Data extract

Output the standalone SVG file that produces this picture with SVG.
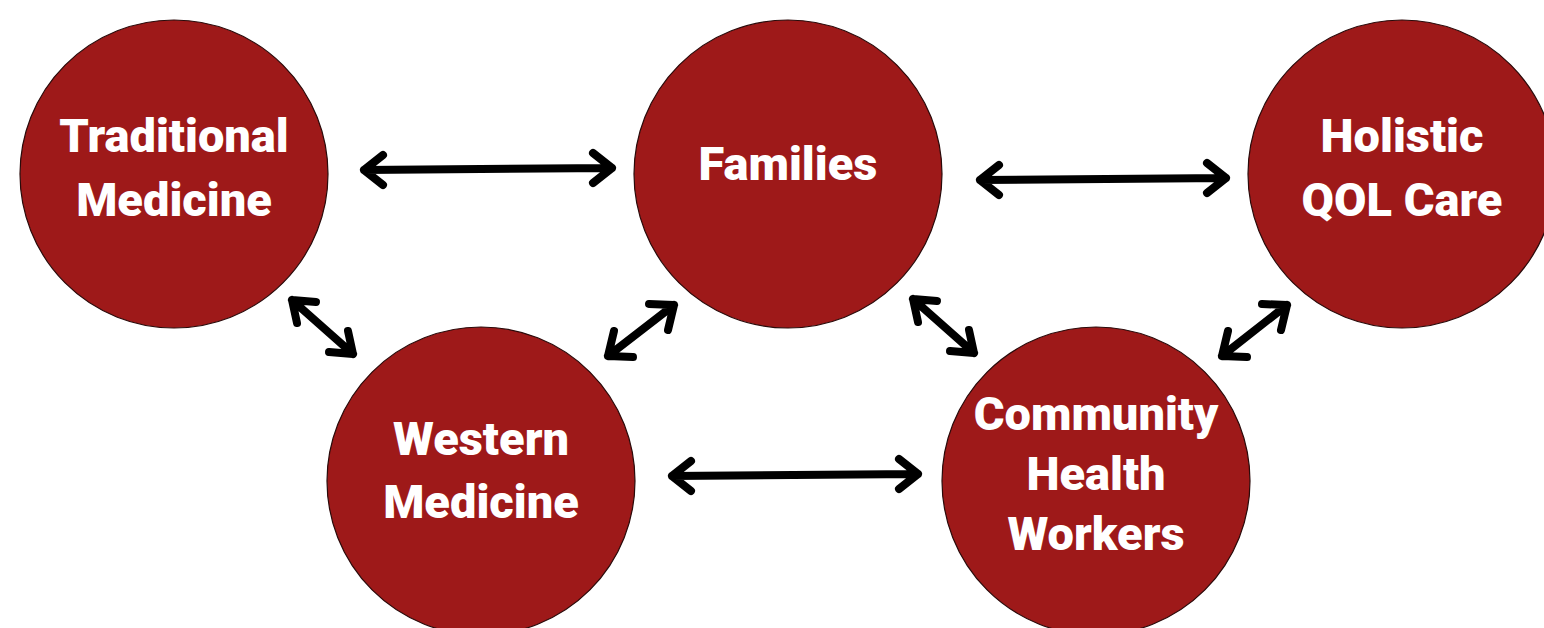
<svg xmlns="http://www.w3.org/2000/svg" width="1544" height="628" viewBox="0 0 1544 628">
  <style>
    .node circle { fill: #9e1919; stroke: #2a0a0a; stroke-width: 1.2; }
    .node text { fill: #ffffff; font-family: Roboto, "Liberation Sans", sans-serif; font-weight: 900; font-size: 47px; text-anchor: middle; }
    .link { fill: none; stroke: #000000; stroke-width: 8; stroke-linecap: round; stroke-linejoin: round; }
  </style>
  <rect width="1544" height="628" fill="#ffffff"/>

  <g id="traditional-medicine" class="node">
    <circle cx="174" cy="174" r="154"/>
    <text x="174" y="152">Traditional</text>
    <text x="174" y="216">Medicine</text>
  </g>
  <g id="families" class="node">
    <circle cx="788" cy="174" r="154"/>
    <text x="788" y="180">Families</text>
  </g>
  <g id="holistic-qol-care" class="node">
    <circle cx="1402" cy="174" r="154"/>
    <text x="1402" y="152">Holistic</text>
    <text x="1402" y="216">QOL Care</text>
  </g>
  <g id="western-medicine" class="node">
    <circle cx="481" cy="481" r="154"/>
    <text x="481" y="455">Western</text>
    <text x="481" y="518">Medicine</text>
  </g>
  <g id="community-health-workers" class="node">
    <circle cx="1096" cy="481" r="154"/>
    <text x="1096" y="430">Community</text>
    <text x="1096" y="490">Health</text>
    <text x="1096" y="550">Workers</text>
  </g>

  <!-- two-way links between nodes -->
  <g id="connectors">
    <path class="link" d="M364 170 L612 168 M383 155 L364 170 L383 185 M593 153 L612 168 L593 183"/>
    <path class="link" d="M980 180 L1226 178 M999 165 L980 180 L999 195 M1207 163 L1226 178 L1207 193"/>
    <path class="link" d="M672 476 L918 474 M691 461 L672 476 L691 491 M899 459 L918 474 L899 489"/>
    <path class="link" d="M292 300 L353 354 M316 302 L292 300 L297 323 M329 352 L353 354 L348 331"/>
    <path class="link" d="M608 356 L674 305 M614 331 L608 356 L633 357 M649 304 L674 305 L668 330"/>
    <path class="link" d="M913 299 L974 353 M937 301 L913 299 L918 322 M950 351 L974 353 L969 330"/>
    <path class="link" d="M1222 356 L1287 305 M1228 331 L1222 356 L1247 357 M1262 304 L1287 305 L1281 330"/>
  </g>
</svg>
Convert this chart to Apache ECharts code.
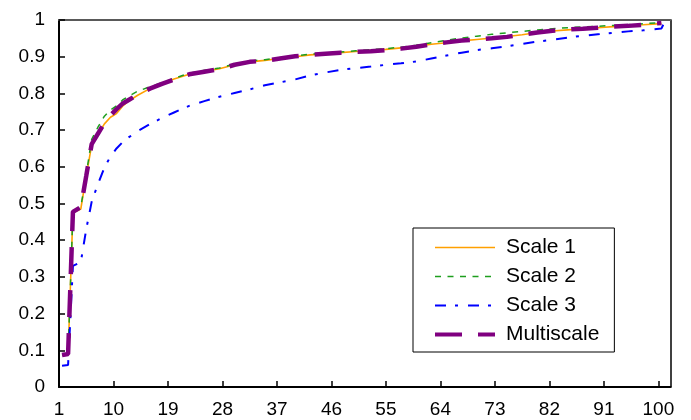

What is expected
Copy every record above exactly as written, but leave out the pictures.

Finished task
Output the standalone SVG file that produces this picture with SVG.
<svg xmlns="http://www.w3.org/2000/svg" width="1544" height="628" viewBox="0 0 1544 628">
  <style>
    .node circle { fill: #9e1919; stroke: #2a0a0a; stroke-width: 1.2; }
    .node text { fill: #ffffff; font-family: Roboto, "Liberation Sans", sans-serif; font-weight: 900; font-size: 47px; text-anchor: middle; }
    .link { fill: none; stroke: #000000; stroke-width: 8; stroke-linecap: round; stroke-linejoin: round; }
  </style>
  <rect width="1544" height="628" fill="#ffffff"/>

  <g id="traditional-medicine" class="node">
    <circle cx="174" cy="174" r="154"/>
    <text x="174" y="152">Traditional</text>
    <text x="174" y="216">Medicine</text>
  </g>
  <g id="families" class="node">
    <circle cx="788" cy="174" r="154"/>
    <text x="788" y="180">Families</text>
  </g>
  <g id="holistic-qol-care" class="node">
    <circle cx="1402" cy="174" r="154"/>
    <text x="1402" y="152">Holistic</text>
    <text x="1402" y="216">QOL Care</text>
  </g>
  <g id="western-medicine" class="node">
    <circle cx="481" cy="481" r="154"/>
    <text x="481" y="455">Western</text>
    <text x="481" y="518">Medicine</text>
  </g>
  <g id="community-health-workers" class="node">
    <circle cx="1096" cy="481" r="154"/>
    <text x="1096" y="430">Community</text>
    <text x="1096" y="490">Health</text>
    <text x="1096" y="550">Workers</text>
  </g>

  <!-- two-way links between nodes -->
  <g id="connectors">
    <path class="link" d="M364 170 L612 168 M383 155 L364 170 L383 185 M593 153 L612 168 L593 183"/>
    <path class="link" d="M980 180 L1226 178 M999 165 L980 180 L999 195 M1207 163 L1226 178 L1207 193"/>
    <path class="link" d="M672 476 L918 474 M691 461 L672 476 L691 491 M899 459 L918 474 L899 489"/>
    <path class="link" d="M292 300 L353 354 M316 302 L292 300 L297 323 M329 352 L353 354 L348 331"/>
    <path class="link" d="M608 356 L674 305 M614 331 L608 356 L633 357 M649 304 L674 305 L668 330"/>
    <path class="link" d="M913 299 L974 353 M937 301 L913 299 L918 322 M950 351 L974 353 L969 330"/>
    <path class="link" d="M1222 356 L1287 305 M1228 331 L1222 356 L1247 357 M1262 304 L1287 305 L1281 330"/>
  </g>
</svg>
Convert this chart to Apache ECharts code.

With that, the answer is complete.